====== Available data ======
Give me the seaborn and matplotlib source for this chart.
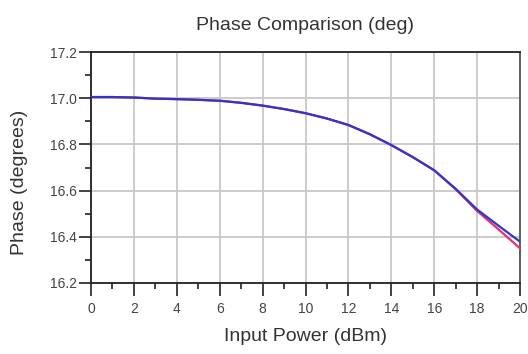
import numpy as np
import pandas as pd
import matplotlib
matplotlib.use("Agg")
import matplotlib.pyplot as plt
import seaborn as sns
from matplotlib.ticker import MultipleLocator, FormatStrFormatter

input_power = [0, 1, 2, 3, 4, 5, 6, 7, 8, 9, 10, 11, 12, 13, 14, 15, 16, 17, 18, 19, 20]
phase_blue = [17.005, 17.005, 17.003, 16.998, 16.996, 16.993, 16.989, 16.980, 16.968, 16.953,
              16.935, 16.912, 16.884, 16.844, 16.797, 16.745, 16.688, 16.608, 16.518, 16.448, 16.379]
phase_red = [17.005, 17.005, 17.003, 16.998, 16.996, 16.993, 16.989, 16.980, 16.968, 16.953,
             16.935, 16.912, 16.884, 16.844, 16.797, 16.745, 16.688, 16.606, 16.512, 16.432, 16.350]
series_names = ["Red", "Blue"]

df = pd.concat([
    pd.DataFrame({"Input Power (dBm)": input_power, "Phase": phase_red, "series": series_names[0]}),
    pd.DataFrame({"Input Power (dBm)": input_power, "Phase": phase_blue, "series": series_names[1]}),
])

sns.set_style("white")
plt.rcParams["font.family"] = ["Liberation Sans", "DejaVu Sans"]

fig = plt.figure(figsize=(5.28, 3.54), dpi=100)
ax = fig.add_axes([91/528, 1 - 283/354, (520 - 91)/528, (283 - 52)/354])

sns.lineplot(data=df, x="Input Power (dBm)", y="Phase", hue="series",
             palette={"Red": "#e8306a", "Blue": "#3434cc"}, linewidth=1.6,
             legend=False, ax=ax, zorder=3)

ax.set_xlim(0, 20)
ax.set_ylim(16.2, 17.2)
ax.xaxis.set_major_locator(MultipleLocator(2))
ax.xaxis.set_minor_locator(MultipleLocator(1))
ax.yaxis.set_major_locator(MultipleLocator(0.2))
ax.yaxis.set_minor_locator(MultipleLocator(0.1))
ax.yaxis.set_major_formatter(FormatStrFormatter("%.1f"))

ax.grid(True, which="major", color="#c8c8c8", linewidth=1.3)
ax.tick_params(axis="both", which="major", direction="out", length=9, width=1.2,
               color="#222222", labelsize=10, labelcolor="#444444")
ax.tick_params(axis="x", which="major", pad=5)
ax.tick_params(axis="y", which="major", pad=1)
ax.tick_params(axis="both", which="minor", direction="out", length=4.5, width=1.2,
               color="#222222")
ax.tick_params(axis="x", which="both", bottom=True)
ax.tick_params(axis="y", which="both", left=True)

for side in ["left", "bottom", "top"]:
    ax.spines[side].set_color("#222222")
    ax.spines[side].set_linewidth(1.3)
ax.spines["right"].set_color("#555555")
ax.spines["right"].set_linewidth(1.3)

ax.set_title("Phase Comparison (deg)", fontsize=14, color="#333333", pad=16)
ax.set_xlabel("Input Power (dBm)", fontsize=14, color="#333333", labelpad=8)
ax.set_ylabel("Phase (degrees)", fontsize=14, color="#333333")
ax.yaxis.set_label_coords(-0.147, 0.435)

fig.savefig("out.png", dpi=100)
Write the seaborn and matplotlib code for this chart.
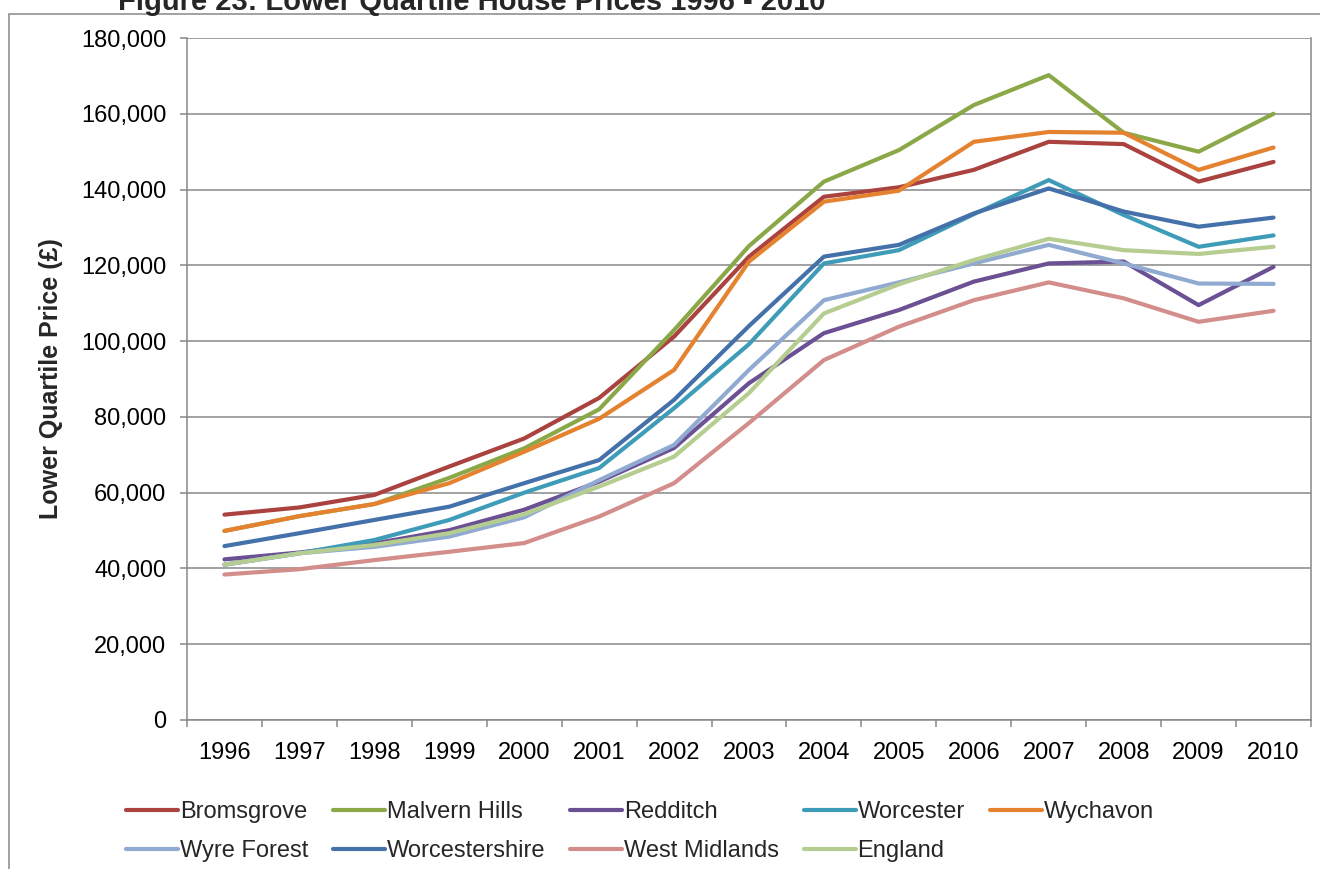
======
Leave out any pictures, please, and quote only the lines from the top of the data through the line that contains "legend=False, ax=ax, zorder=3)".

(Exercise solution)
Give me the seaborn and matplotlib source for this chart.
import numpy as np
import pandas as pd
import matplotlib
matplotlib.use("Agg")
import matplotlib.pyplot as plt
import seaborn as sns
from matplotlib.ticker import MultipleLocator, FormatStrFormatter

input_power = [0, 1, 2, 3, 4, 5, 6, 7, 8, 9, 10, 11, 12, 13, 14, 15, 16, 17, 18, 19, 20]
phase_blue = [17.005, 17.005, 17.003, 16.998, 16.996, 16.993, 16.989, 16.980, 16.968, 16.953,
              16.935, 16.912, 16.884, 16.844, 16.797, 16.745, 16.688, 16.608, 16.518, 16.448, 16.379]
phase_red = [17.005, 17.005, 17.003, 16.998, 16.996, 16.993, 16.989, 16.980, 16.968, 16.953,
             16.935, 16.912, 16.884, 16.844, 16.797, 16.745, 16.688, 16.606, 16.512, 16.432, 16.350]
series_names = ["Red", "Blue"]

df = pd.concat([
    pd.DataFrame({"Input Power (dBm)": input_power, "Phase": phase_red, "series": series_names[0]}),
    pd.DataFrame({"Input Power (dBm)": input_power, "Phase": phase_blue, "series": series_names[1]}),
])

sns.set_style("white")
plt.rcParams["font.family"] = ["Liberation Sans", "DejaVu Sans"]

fig = plt.figure(figsize=(5.28, 3.54), dpi=100)
ax = fig.add_axes([91/528, 1 - 283/354, (520 - 91)/528, (283 - 52)/354])

sns.lineplot(data=df, x="Input Power (dBm)", y="Phase", hue="series",
             palette={"Red": "#e8306a", "Blue": "#3434cc"}, linewidth=1.6,
             legend=False, ax=ax, zorder=3)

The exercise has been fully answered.